Re: How To Live In A Simulation

From: Mark Walker (
Date: Wed Mar 14 2001 - 19:47:00 MST

----- Original Message -----
From: Robin Hanson <>

>>We have good evidence that if we are in a
> >simulation then our descendents want the simulation to be at least single
> >blind. >
>I thought of this but rejected it.
Well, what did you think the chances are that I--a mere simulation--would
have an original thought! The simulation, after all, is in a loop--the
eternal reoccurence of the same event.

  If the actual history of our descendants
> included many people who believed that they were living in a simulation,
> then it could be all right if a similar number of people in a simulated
> believe this. It might in fact be a problem if too few people so
I agree. But your argument needs more than the possibility that this is
correct. It all depends on the motivations of the experimenters.
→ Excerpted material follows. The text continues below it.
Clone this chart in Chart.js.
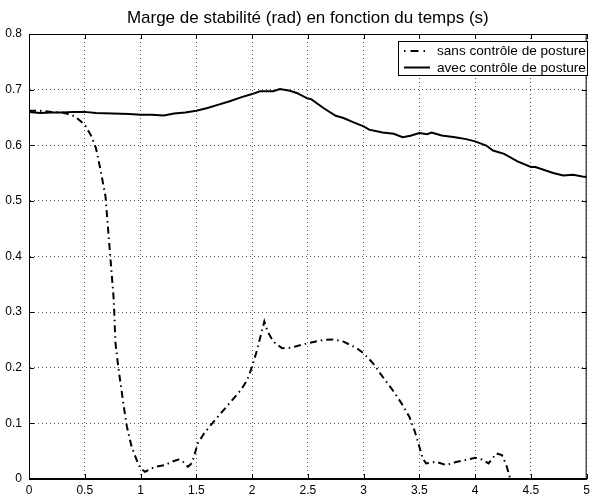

If the
experimenters want to see what happens in worlds where the "victims" are not
aware of the simulation then, we ought to act as if we are not in a
simulation. (Given that we believe that they snuff out simulations that
become self-conscious of their plight). On the other hand, if the
experimenters want to look at what happens when creatures become aware of
the fact that they are mere simulations then, perhaps your advice is
correct. I am not sure the evidence at this point can adjudicate between
these hypotheses. We can imagine evidence that might make your proposed
course of action more rational, e.g., suppose the stars in the night sky
were rearranged in a pattern that said 'this world is only a simulation'. I
think in this case I might be more inclined to take your advice about how to
live in a simulation.

> If if our nearer descendants are not complete fools, many of them will
> seriously entertain this idea. Nick is right that "the naive
> dogma that we or our descendants will become posthumans who'll run
> simulations is false."
Again, it depends on the motivations of the experimenters. If the point of
the simulation is to see what happens if you create a world in which all
probability assignments are screwed up because everyone in the simulation
has a screwed up sense of probabilty, then Nick might be wrong. (Because of
course he is one of the victims). Or worse, suppose the point of the
simulation is to see what the world looks like if all the participants are
given a faulty logic as part of their reasoning processes. They might
operate in the world of the dialethics who believe there are true
contradictions. They slap their knees (and don't slap their knees) everytime
someone invokes the principle of contradiction. If our world is a simulation
then I am not sure there is anything that we can be sure about with respect
to our beliefs or actions. Virtually yours, Mark.